Well, naturally, this has broadcasters really knotted up and in a major tizzy. Last month, Aereo won a major court case and was emboldened to expand. Currently, they are only in New York City, but have announced plans for Boston.
As a result of that court victory for Aereo, both Fox and CBS have publicly stated that they will – get this – go CABLE.
Going cable would, likely, be a bigger issue for Fox than CBS, but, both nets would lose a lot of viewers. And, at the same, one can imagine they will also lose programming (due rights having to be renegotiated for cable, something most producers have done for other companies) and revenue. If I were an advertiser, I would demand the much lower rates that most cable channels get versus broadcast television.
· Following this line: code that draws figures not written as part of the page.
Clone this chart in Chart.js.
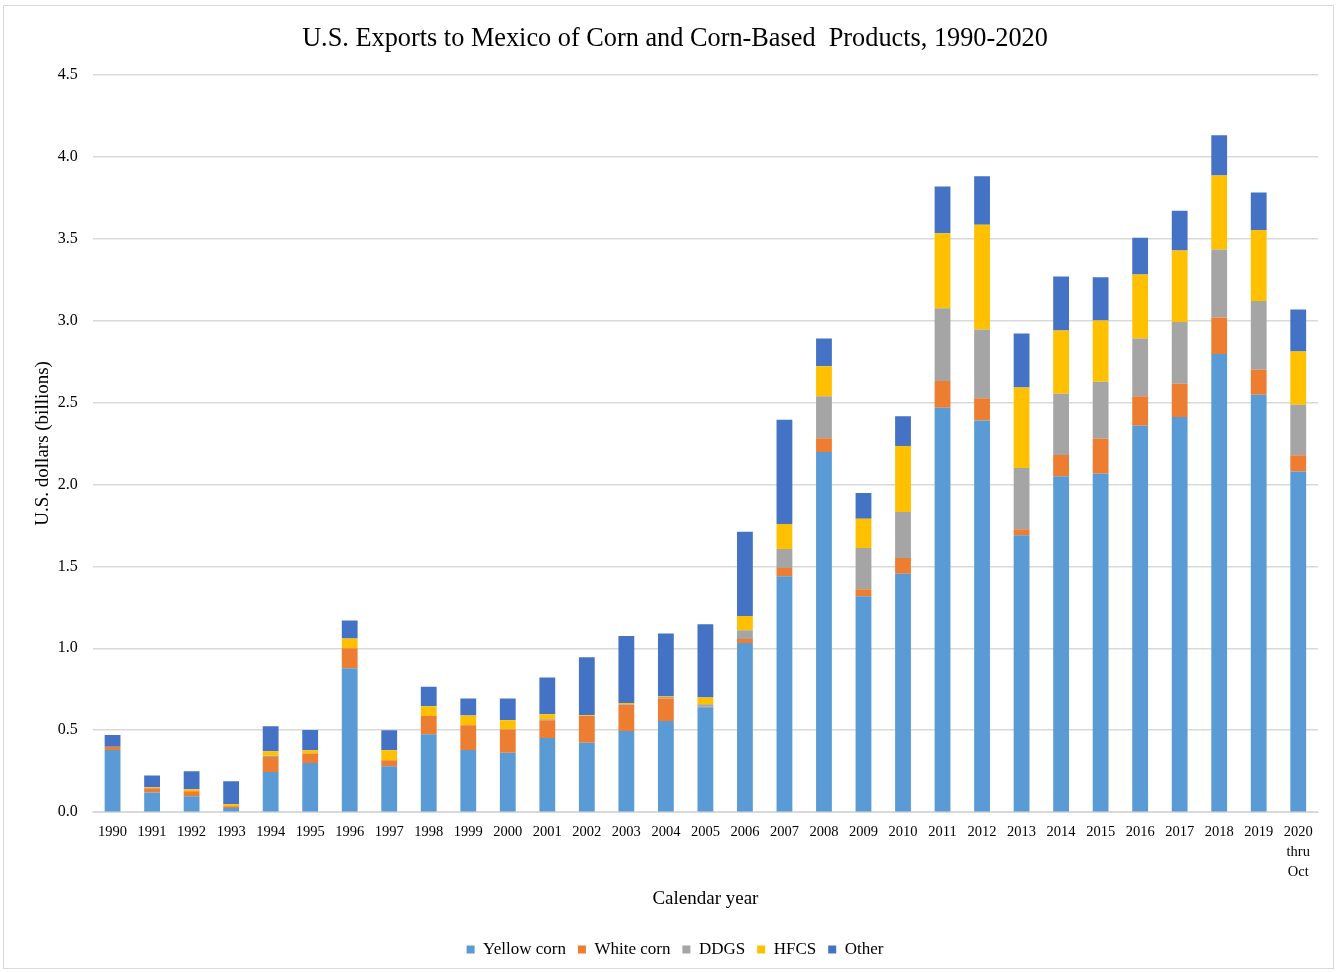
<!DOCTYPE html>
<html>
<head>
<meta charset="utf-8">
<script src="https://cdn.jsdelivr.net/npm/chart.js@4.4.0/dist/chart.umd.min.js"></script>
<style>
  html, body { margin: 0; padding: 0; background: #fff; }
  #wrap { position: absolute; left: 3px; top: 5px; width: 1331px; height: 964px; border: 1px solid #d9d9d9; box-sizing: border-box; }
  #myChart { position: absolute; left: 0; top: 0; }
</style>
</head>
<body>
<div id="wrap"><canvas id="myChart" width="1331" height="964"></canvas></div>
<script>
// setup
const years = ['1990', '1991', '1992', '1993', '1994', '1995', '1996', '1997', '1998', '1999',
  '2000', '2001', '2002', '2003', '2004', '2005', '2006', '2007', '2008', '2009',
  '2010', '2011', '2012', '2013', '2014', '2015', '2016', '2017', '2018', '2019',
  ['2020', 'thru', 'Oct']];

const yellowCorn = [0.38, 0.12, 0.098, 0.026, 0.246, 0.30, 0.878, 0.28, 0.476, 0.38,
  0.362, 0.453, 0.423, 0.496, 0.557, 0.640, 1.032, 1.439, 2.197, 1.318,
  1.455, 2.468, 2.39, 1.69, 2.049, 2.065, 2.358, 2.411, 2.795, 2.547, 2.079];
const whiteCorn = [0.02, 0.026, 0.03, 0.011, 0.091, 0.058, 0.122, 0.037, 0.111, 0.15,
  0.142, 0.108, 0.164, 0.158, 0.136, 0.005, 0.025, 0.051, 0.085, 0.042,
  0.096, 0.162, 0.136, 0.036, 0.13, 0.213, 0.179, 0.203, 0.223, 0.152, 0.098];
const ddgs = [0, 0.003, 0, 0, 0.008, 0, 0, 0, 0, 0,
  0.003, 0.006, 0, 0.005, 0.01, 0.014, 0.053, 0.116, 0.255, 0.252,
  0.28, 0.445, 0.419, 0.374, 0.374, 0.348, 0.353, 0.376, 0.415, 0.419, 0.309];
const hfcs = [0, 0.005, 0.012, 0.012, 0.027, 0.02, 0.06, 0.061, 0.059, 0.06,
  0.054, 0.031, 0.004, 0.007, 0.006, 0.04, 0.087, 0.152, 0.183, 0.178,
  0.403, 0.457, 0.638, 0.491, 0.386, 0.374, 0.39, 0.437, 0.451, 0.433, 0.325];
const other = [0.071, 0.07, 0.11, 0.14, 0.152, 0.124, 0.11, 0.122, 0.12, 0.103,
  0.132, 0.223, 0.354, 0.409, 0.381, 0.447, 0.514, 0.636, 0.17, 0.157,
  0.181, 0.285, 0.297, 0.33, 0.329, 0.264, 0.224, 0.242, 0.246, 0.229, 0.256];

const serif = "'Liberation Serif', 'Times New Roman', serif";

function series(label, values, color) {
  return {
    label: label,
    data: values,
    backgroundColor: color,
    borderWidth: 0,
    barPercentage: 0.4,
    categoryPercentage: 1.0
  };
}

const data = {
  labels: years,
  datasets: [
    series('Yellow corn', yellowCorn, '#5B9BD5'),
    series('White corn', whiteCorn, '#ED7D31'),
    series('DDGS', ddgs, '#A5A5A5'),
    series('HFCS', hfcs, '#FFC000'),
    series('Other', other, '#4472C4')
  ]
};

// config
const config = {
  type: 'bar',
  data: data,
  options: {
    responsive: false,
    animation: false,
    layout: { padding: { left: 28, right: 17, top: 12, bottom: 2 } },
    plugins: {
      title: {
        display: true,
        text: 'U.S. Exports to Mexico of Corn and Corn-Based  Products, 1990-2020',
        color: '#000',
        font: { family: serif, size: 26.3, weight: 'normal' },
        padding: { top: 5, bottom: 20 }
      },
      legend: {
        position: 'bottom',
        labels: {
          color: '#000',
          font: { family: serif, size: 17 },
          boxWidth: 8,
          boxHeight: 8,
          padding: 12
        }
      },
      tooltip: { enabled: false }
    },
    scales: {
      x: {
        stacked: true,
        grid: { display: false },
        border: { color: '#d9d9d9', width: 1 },
        ticks: {
          color: '#000',
          font: { family: serif, size: 14.5, lineHeight: '20px' },
          maxRotation: 0,
          autoSkip: false,
          padding: 2
        },
        title: {
          display: true,
          text: 'Calendar year',
          color: '#000',
          font: { family: serif, size: 19 },
          padding: { top: 3, bottom: 19 }
        }
      },
      y: {
        stacked: true,
        min: 0,
        max: 4.5,
        grid: { color: '#d9d9d9', lineWidth: 1.5, drawTicks: false },
        border: { display: false },
        ticks: {
          stepSize: 0.5,
          color: '#000',
          font: { family: serif, size: 16 },
          padding: 15,
          callback: function (v) { return v.toFixed(1); }
        },
        title: {
          display: true,
          text: 'U.S. dollars (billions)',
          color: '#000',
          font: { family: serif, size: 19 },
          padding: { top: 0, bottom: -12 }
        }
      }
    }
  }
};

// render init block
const myChart = new Chart(
  document.getElementById('myChart'),
  config
);
</script>
</body>
</html>
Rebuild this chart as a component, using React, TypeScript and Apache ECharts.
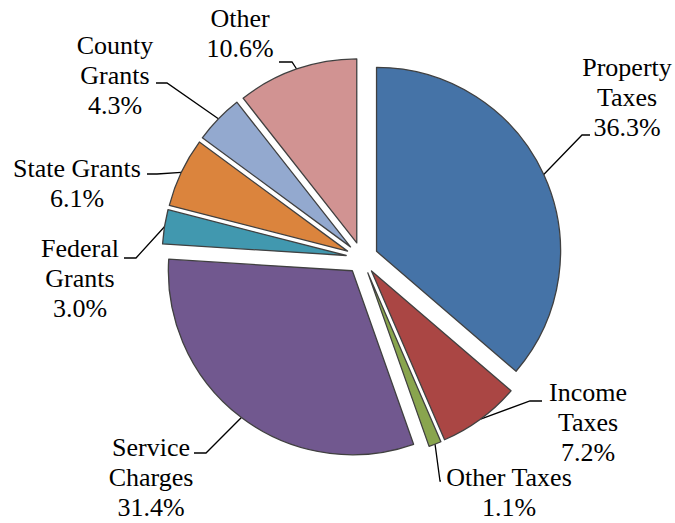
import React, { useEffect, useRef } from 'react';
import * as echarts from 'echarts';

const categories = [
  'Property\nTaxes',
  'Income\nTaxes',
  'Other Taxes',
  'Service\nCharges',
  'Federal\nGrants',
  'State Grants',
  'County\nGrants',
  'Other',
];
const shares = [36.3, 7.2, 1.1, 31.4, 3.0, 6.1, 4.3, 10.6];
const colors = ['#4573A7', '#AA4644', '#89A54E', '#71588F', '#4198AF', '#DB843D', '#93A9CF', '#D19392'];
// label block centres
const labelCenters = [
  [627, 97],
  [588, 422],
  [509, 492],
  [151, 477],
  [80, 278],
  [77, 183],
  [115, 75],
  [240, 33],
];
// where each leader line meets its label, which side, and its last (horizontal) segment
const leaderEnds = [
  [590, 135],
  [542, 401],
  [441, 481],
  [194, 453],
  [124, 258],
  [147, 174],
  [156, 83],
  [279, 62],
];
const leaderSide = ['left', 'left', 'left', 'right', 'right', 'right', 'right', 'right'];
const leaderLen2 = [8, 12, 1, 12, 12, 10, 11, 13];

export default function App() {
  const ref = useRef<HTMLDivElement>(null);
  useEffect(() => {
    if (!ref.current) return;
    const chart = echarts.init(ref.current, undefined, { renderer: 'svg' });
    const center = [362, 258];
    const r = 184;
    const offset = 16;
    const font = "'Liberation Serif', 'Times New Roman', serif";
    const spacer = '\u00a0'.repeat(24);
    chart.setOption({
      animation: false,
      backgroundColor: '#ffffff',
      series: [
        {
          type: 'pie',
          center,
          radius: [0, r],
          startAngle: 90,
          clockwise: true,
          selectedMode: 'multiple',
          selectedOffset: offset,
          avoidLabelOverlap: false,
          silent: true,
          data: categories.map((name, i) => ({
            name,
            value: shares[i],
            selected: true,
            itemStyle: { color: colors[i] },
          })),
          itemStyle: { borderColor: '#404040', borderWidth: 1.3 },
          select: { itemStyle: { borderColor: '#404040', borderWidth: 1.3 } },
          emphasis: { disabled: true },
          label: { show: false },
          labelLine: { show: false },
        },
        {
          // labels
          type: 'pie',
          center,
          radius: [0, r + offset],
          startAngle: 90,
          clockwise: true,
          avoidLabelOverlap: false,
          silent: true,
          data: categories.map((name, i) => ({ name, value: shares[i] })),
          itemStyle: { color: 'rgba(0,0,0,0)', borderWidth: 0 },
          emphasis: { disabled: true },
          label: {
            show: true,
            position: 'outside',
            formatter: (p: any) => `${p.name}\n${Number(p.value).toFixed(1)}%`,
            fontFamily: font,
            fontSize: 26,
            lineHeight: 30,
            color: '#000',
            align: 'center',
          },
          labelLine: { show: false },
          labelLayout: (params: any) => ({
            x: labelCenters[params.dataIndex][0],
            y: labelCenters[params.dataIndex][1],
            align: 'center',
            verticalAlign: 'middle',
          }),
        },
        {
          // leader lines
          type: 'pie',
          center,
          radius: [0, r + offset],
          startAngle: 90,
          clockwise: true,
          avoidLabelOverlap: false,
          silent: true,
          data: categories.map((name, i) => ({
            name,
            value: shares[i],
            labelLine: { length2: leaderLen2[i] },
          })),
          itemStyle: { color: 'rgba(0,0,0,0)', borderWidth: 0 },
          emphasis: { disabled: true },
          label: {
            show: true,
            position: 'outside',
            formatter: () => spacer,
            fontFamily: font,
            fontSize: 12,
            color: 'rgba(0,0,0,0)',
          },
          labelLine: {
            show: true,
            length: 10,
            length2: 12,
            smooth: false,
            lineStyle: { color: '#000', width: 1.3 },
          },
          labelLayout: (params: any) => ({
            x: leaderEnds[params.dataIndex][0],
            y: leaderEnds[params.dataIndex][1],
            align: leaderSide[params.dataIndex],
            verticalAlign: 'middle',
          }),
        },
      ],
    });
    return () => chart.dispose();
  }, []);
  return (
    <div
      ref={ref}
      style={{ position: 'absolute', left: 0, top: 0, width: 675, height: 523 }}
    />
  );
}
I kind of hope that CBS does go cable. About the only thing we watch on this network are Big Bang Theory and Survivor. Both of which I get, legally, via on demand, DVD, Hulu or the net’s own web site. The local CBS affiliate would then be free to put good programming on its airwaves.
Affiliates…oh, right…doesn’t CBS and Fox care about them? Are they so freaking shallow and scared of Aereo-which will fail, btw- that they would risk their own business? And would of the agreements they currently have? Hmmm….
In a recent statement, Les Moonves of CBS claims that they can go cable in a matter of a few days. This is something I find difficult to believe. He goes on to say that about ten percent of the country would NOT get the channel and those people will be upset. He says it like it’s a threat. Well, guess what…the courts do not care. And neither does the public. Unless its Sunday and they can’t get that football game. What’s that? The Internet…oh yeah.
Granted, broadcast television does not have much of a long term future, cable and the internet ARE the future of television, but, for the next ten to twenty years, broadcast television will still be here and watched by millions.
And, those millions are people that CBS and Fox cannot afford to piss off and lose. While I don’t care much for the gimmicky solution that Aereo came up with to skirt the law, I do think Barry Diller is correct about one thing: the Internet (or its replacement) IS where television is headed.
Personally, I don’t care anymore. Go cable. Disappear. Your programming will live on. With or with you, CBS.